Open Access News

News from the open access movement


Thursday, November 01, 2007

What's attracting visitors to your IR?

Brian Mathews, What gets viewed?  An exploratory study of large IR collections, The Ubiquitous Librarian, October 31, 2007.  Excerpt:

In my work circle there has been a lot of talk about growing our institutional repository. There is a big push to add meaningful content. The thing that I always get hung up on though is usage. I’m very interested in what people find useful, and my feeling is that if I’m going to pitch this service to my faculty, then I need to prove to them that the stuff is actually being seen....

So I decided to do a mini study. I wanted to see what the top items viewed were across several universities. I used ROAR to identify DSpace collections in the US, and then sent emails to the libraries with the 10 largest collections....[Eight of them] provided me with a list of their top 20 most viewed items. (Thanks!)

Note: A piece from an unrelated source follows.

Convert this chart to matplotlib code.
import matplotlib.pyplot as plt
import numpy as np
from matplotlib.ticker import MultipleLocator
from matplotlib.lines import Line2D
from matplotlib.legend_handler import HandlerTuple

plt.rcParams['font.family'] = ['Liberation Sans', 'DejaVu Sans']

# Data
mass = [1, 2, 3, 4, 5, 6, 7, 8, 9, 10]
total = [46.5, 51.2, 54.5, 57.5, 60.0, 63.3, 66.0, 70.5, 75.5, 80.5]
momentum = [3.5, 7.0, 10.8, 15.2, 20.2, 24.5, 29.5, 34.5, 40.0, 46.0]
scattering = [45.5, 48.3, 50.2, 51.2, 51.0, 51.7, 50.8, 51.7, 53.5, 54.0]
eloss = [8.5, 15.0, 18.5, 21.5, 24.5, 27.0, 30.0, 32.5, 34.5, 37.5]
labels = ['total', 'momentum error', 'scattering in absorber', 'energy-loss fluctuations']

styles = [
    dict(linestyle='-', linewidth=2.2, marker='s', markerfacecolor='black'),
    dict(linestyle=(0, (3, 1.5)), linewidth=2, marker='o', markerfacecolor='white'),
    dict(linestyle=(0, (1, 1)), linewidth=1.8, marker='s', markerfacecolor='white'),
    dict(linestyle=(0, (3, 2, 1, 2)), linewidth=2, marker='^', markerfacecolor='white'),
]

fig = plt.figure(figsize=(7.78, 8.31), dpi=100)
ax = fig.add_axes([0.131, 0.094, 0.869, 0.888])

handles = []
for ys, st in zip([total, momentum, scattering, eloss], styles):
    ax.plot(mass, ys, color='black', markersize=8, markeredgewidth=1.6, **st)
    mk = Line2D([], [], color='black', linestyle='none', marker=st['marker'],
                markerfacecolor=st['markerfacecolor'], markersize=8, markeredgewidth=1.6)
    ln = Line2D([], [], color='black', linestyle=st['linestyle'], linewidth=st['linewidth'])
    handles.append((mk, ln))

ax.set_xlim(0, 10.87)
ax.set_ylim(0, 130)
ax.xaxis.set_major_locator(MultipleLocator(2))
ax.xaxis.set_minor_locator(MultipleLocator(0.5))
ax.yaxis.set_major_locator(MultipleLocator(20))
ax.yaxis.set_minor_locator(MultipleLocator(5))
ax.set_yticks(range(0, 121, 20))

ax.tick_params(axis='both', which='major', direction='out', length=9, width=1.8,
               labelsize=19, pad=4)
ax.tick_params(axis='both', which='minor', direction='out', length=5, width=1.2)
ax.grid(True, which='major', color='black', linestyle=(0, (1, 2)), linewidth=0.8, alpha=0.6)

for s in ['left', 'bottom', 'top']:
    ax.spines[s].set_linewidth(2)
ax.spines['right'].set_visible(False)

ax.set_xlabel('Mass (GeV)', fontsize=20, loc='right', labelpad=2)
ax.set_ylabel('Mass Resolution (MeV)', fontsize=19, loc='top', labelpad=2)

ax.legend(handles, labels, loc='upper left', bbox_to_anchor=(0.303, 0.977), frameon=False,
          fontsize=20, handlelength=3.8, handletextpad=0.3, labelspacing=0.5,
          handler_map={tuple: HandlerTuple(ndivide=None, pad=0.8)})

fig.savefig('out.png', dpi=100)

I should note that Georgia Tech and U of Oregon were the only organizations in this sample that allowed open access to their statistics.

The results were very eclectic, as expected, however there were definite themes that emerged....

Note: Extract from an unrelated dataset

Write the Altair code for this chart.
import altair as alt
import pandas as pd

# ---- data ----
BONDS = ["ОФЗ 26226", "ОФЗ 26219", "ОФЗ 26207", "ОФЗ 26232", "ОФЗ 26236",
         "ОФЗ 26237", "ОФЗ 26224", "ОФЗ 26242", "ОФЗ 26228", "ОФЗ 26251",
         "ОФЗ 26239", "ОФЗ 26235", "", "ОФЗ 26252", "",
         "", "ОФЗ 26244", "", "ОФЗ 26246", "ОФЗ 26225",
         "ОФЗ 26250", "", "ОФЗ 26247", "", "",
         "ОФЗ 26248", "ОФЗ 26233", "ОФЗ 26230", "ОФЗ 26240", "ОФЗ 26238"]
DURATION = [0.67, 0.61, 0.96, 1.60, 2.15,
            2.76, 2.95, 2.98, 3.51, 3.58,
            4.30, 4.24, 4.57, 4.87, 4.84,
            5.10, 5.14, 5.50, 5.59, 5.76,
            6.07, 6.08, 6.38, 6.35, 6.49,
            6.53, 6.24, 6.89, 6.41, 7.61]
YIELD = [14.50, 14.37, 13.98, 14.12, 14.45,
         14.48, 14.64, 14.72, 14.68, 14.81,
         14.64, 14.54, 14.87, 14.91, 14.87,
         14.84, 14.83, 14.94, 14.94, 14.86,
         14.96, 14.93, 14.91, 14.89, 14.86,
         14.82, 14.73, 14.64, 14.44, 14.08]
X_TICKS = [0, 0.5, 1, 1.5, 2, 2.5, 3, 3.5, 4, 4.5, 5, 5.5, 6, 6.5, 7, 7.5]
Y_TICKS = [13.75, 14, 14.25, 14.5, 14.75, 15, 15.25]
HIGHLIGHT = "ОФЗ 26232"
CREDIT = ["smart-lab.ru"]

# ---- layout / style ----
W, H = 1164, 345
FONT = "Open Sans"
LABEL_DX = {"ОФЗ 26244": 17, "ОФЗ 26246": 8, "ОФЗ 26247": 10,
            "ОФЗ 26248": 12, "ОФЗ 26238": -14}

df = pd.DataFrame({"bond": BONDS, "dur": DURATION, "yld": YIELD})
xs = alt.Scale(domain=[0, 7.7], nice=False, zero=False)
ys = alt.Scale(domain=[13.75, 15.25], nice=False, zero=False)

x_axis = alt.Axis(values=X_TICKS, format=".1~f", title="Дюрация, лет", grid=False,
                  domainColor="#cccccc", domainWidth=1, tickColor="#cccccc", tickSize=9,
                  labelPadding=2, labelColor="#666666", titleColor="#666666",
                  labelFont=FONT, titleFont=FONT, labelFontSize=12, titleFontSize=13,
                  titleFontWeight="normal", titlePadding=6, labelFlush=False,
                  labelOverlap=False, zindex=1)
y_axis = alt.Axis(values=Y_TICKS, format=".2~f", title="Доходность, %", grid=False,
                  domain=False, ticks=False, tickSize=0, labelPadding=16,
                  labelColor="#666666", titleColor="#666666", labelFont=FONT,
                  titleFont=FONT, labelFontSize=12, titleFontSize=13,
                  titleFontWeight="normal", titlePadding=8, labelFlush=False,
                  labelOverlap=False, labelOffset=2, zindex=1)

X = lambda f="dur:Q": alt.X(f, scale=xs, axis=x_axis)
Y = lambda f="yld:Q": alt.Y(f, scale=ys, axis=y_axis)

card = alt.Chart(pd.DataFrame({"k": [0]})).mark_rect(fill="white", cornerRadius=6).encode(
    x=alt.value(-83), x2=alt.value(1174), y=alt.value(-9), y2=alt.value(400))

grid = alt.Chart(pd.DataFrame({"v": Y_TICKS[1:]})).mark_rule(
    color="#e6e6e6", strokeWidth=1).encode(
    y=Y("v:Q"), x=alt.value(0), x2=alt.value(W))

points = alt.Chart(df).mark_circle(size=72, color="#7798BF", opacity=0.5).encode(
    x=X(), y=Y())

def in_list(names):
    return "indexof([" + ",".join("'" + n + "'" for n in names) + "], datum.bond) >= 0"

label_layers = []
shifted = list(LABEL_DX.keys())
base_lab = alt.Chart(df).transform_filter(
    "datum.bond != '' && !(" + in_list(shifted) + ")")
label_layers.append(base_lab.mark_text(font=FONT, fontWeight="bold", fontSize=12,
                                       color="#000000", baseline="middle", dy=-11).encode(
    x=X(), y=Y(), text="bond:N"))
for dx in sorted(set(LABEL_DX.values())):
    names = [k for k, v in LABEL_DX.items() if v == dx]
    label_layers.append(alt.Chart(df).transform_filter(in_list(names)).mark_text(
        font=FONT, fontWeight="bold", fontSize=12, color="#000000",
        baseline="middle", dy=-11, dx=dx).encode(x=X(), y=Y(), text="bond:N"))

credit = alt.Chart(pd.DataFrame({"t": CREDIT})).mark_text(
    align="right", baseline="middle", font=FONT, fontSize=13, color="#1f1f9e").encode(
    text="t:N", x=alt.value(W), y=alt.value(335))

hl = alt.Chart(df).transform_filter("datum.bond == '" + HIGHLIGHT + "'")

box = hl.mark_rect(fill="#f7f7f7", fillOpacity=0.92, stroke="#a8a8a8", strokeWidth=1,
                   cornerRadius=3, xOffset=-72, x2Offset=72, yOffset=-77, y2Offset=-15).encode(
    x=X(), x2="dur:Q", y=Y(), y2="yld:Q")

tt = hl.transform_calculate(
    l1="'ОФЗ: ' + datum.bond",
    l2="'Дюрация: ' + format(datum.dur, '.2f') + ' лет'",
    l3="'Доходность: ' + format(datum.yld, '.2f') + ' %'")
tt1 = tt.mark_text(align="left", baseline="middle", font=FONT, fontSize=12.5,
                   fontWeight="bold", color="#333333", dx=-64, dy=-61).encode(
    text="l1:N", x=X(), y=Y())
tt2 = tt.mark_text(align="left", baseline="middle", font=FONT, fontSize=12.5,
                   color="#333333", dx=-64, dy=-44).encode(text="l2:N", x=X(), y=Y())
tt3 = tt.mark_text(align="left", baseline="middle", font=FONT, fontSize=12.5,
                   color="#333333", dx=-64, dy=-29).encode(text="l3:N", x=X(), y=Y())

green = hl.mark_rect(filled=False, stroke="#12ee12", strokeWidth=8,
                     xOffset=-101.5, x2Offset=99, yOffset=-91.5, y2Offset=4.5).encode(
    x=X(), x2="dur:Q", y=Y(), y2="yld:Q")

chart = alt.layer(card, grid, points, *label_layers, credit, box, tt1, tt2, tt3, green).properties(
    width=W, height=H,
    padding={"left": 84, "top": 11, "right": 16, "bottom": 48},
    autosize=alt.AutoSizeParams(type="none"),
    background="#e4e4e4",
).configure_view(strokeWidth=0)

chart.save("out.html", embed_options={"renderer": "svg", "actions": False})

Someone should publish a scholarly article about this and perform a detailed synthesis on these collections, but in the mean time, here are the top viewed items from each of the collections: ...

There is definitely a lot of long-tail action going on too. Most of the repositories featured one or two heavily used items, but then dropped off drastically....

Some questions:

  • Why is the U of Maryland IR used so heavily? Their top 3 items blow away everyone else (34,768 hits; 32,916 hits; and 32,214 hits respectively)
  • How are people finding this stuff? Google? Native Searches? Catalog Searches? Direct Links? We need to run an analytics program.
  • How many of these hits are from web crawlers or related software?
  • Why the long-tail? What makes those top few items so popular? And just how long is the tail? Could you say something like 90% of everything in our IR was viewed at least once over the past two years?
  • If you place your IR within your metasearch tool, will it pad your results?
  • Is there a big difference between views and downloads?
  • Why does the DSpace interface still look so mid-1990’s?
  • How are items obtained? Is it piecemeal or more systematic? Are we building collections or is it random take-what-we-can-get?
  • What is the percentage of dissertations? (or, take away dissertations and what have you got left?)
  • What non-text items are collected (mp3, videos, jpg, etc)?
  • Leaving the  big vision rhetoric aside, what is the goal of each IR?
  • How do you measure the success of an IR? Is it volume or downloads or something else?